For information on suicide statistics, prevention, risk factors, and resources go to the Government of Canada suicide prevention.

A global role in suicide prevention

The International Association for Suicide Prevention is dedicated to preventing suicide and suicidal behaviour and to alleviating its effects. IASP leads the global role in suicide prevention by providing a proactive forum to create strong collaborative partnerships and promoting evidence-based action in order to reduce the incidence of suicide and suicidal behaviour.

American Psychological Association Resources

The American Psychological Association offers suggestions, as well as a variety of articles and resources for suicide prevention.

Resources focused on children and youth

The Centers for Disease Control and Prevention (CDC) sees the goal of suicide prevention as the reduction of factors that increase risk and to increase factors that promote resilience. It has a robust Suicide Prevention section.

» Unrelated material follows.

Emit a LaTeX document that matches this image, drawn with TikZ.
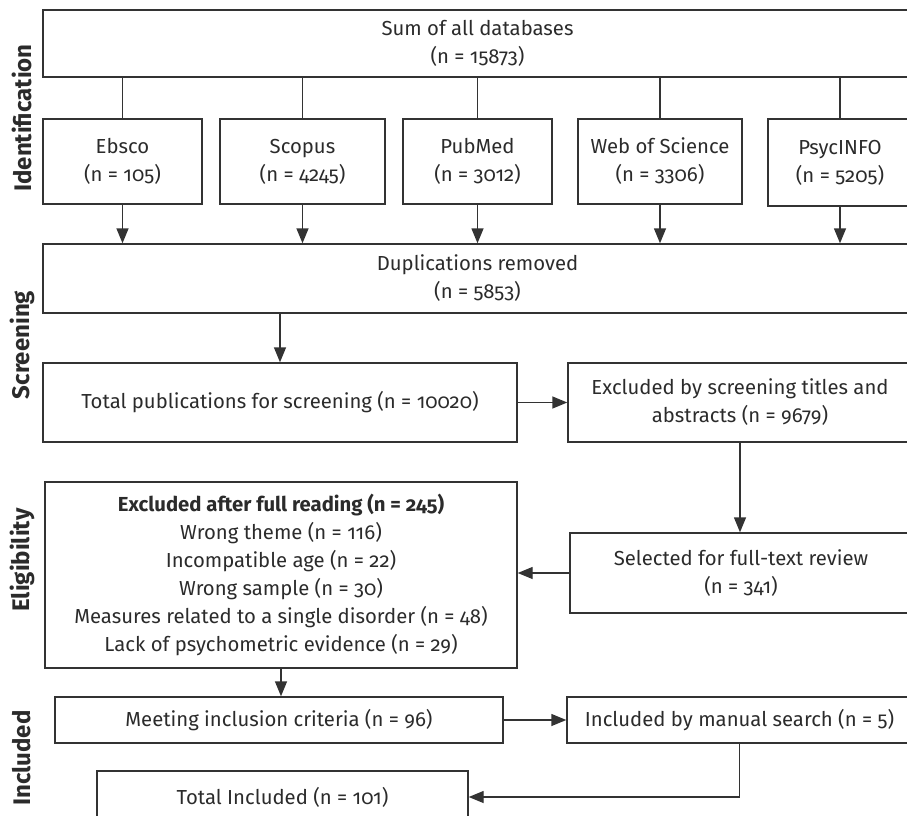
\documentclass[tikz,border=0pt]{standalone}
\usepackage{fontspec}
\setmainfont{Fira Sans}[Numbers=OldStyle]
\usetikzlibrary{arrows.meta}
\definecolor{linecol}{HTML}{333333}
\definecolor{txtcol}{HTML}{2B2B2B}
\tikzset{
  box/.style={draw=linecol, line width=1.4pt, align=center, inner sep=0pt, text=txtcol,
    font=\fontsize{20.3}{28}\selectfont},
  link/.style={draw=linecol, line width=1.4pt},
  arr/.style={link, -{Triangle[length=15pt,width=12pt]}},
  phase/.style={rotate=90, text=txtcol, font=\fontsize{24}{28}\selectfont\bfseries},
}
\begin{document}
\begin{tikzpicture}[x=1pt,y=-1pt]
  \clip (0,0) rectangle (907,816);

  % Phases
  \node [phase] (idf) at (22,118) {Identification};
  \node [phase] (scr) at (22,345) {Screening};
  \node [phase] (eli) at (22,560) {Eligibility};
  \node [phase] (inc) at (22,758) {Included};

  % Databases
  \node [box, minimum width=869pt, minimum height=67pt] (sum) at (477.5,43.5) {Sum of all databases\\(n = 15873)};
  \node [box, minimum width=159pt, minimum height=85pt] (ebsco) at (122.5,161.5) {Ebsco\\(n = 105)};
  \node [box, minimum width=165pt, minimum height=85pt] (scopus) at (302.5,161.5) {Scopus\\(n = 4245)};
  \node [box, minimum width=149pt, minimum height=85pt] (pubmed) at (477.5,161.5) {PubMed\\(n = 3012)};
  \node [box, minimum width=164pt, minimum height=85pt] (wos) at (660,161.5) {Web of Science\\(n = 3306)};
  \node [box, minimum width=144pt, minimum height=87pt] (psyc) at (840,162.5) {PsycINFO\\(n = 5205)};

  \node [box, minimum width=869pt, minimum height=69pt] (dup) at (477.5,278.5) {Duplications removed\\(n = 5853)};

  % Screening
  \node [box, minimum width=474pt, minimum height=79pt] (total) at (280,402.5) {Total publications for screening (n = 10020)};
  \node [box, minimum width=344pt, minimum height=79pt] (excl) at (740,402.5) {Excluded by screening titles and\\abstracts (n = 9679)};

  % Eligibility
  \node [box, minimum width=342pt, minimum height=80pt] (sel) at (741,573) {Selected for full-text review\\(n = 341)};
  \node [box, minimum width=472pt, minimum height=186pt] (elig) at (281,575) {\textbf{Excluded after full reading (n = 245)}\\Wrong theme (n = 116)\\Incompatible age (n = 22)\\Wrong sample (n = 30)\\Measures related to a single disorder (n = 48)\\Lack of psychometric evidence (n = 29)};

  % Included
  \node [box, minimum width=448pt, minimum height=46pt] (meet) at (279,720) {Meeting inclusion criteria (n = 96)};
  \node [box, minimum width=345pt, minimum height=46pt] (manual) at (739.5,720) {Included by manual search (n = 5)};
  \node [box, minimum width=371pt, minimum height=52pt] (final) at (282.5,797) {Total Included (n = 101)};

  % Connectors
  \foreach \db in {ebsco,scopus,pubmed,wos,psyc} {
    \draw [link] (\db.north |- sum.south) -- (\db.north);
    \draw [arr] (\db.south) -- (\db.south |- dup.north);
  }
  \draw [arr] (total.north |- dup.south) -- (total.north);
  \draw [arr] (total.east) -- (excl.west);
  \draw [arr] (excl.south) -- (excl.south |- sel.north);
  \draw [arr] (sel.west) -- (sel.west -| elig.east);
  \draw [arr] (elig.south) -- (elig.south |- meet.north);
  \draw [arr] (meet.east) -- (manual.west);
  \draw [arr] (manual.south) |- (final.east);
\end{tikzpicture}
\end{document}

The Trevor Project is focused on suicide prevention efforts among lesbian, gay, bisexual, transgender, queer, and questioning youth.

From The American Foundation for Suicide Prevention—Teens and suicide: What parents should know. Risk factors and warning signs, how to talk to your teen, and how to protect your teen or tween from suicide risk.

Suicide prevention: 12 things parents can do on the Healthy Children site by the American Academy of Pediatrics reviews the factors that can increase a child’s risk for suicide and explores 12 suggestions for prevention and help.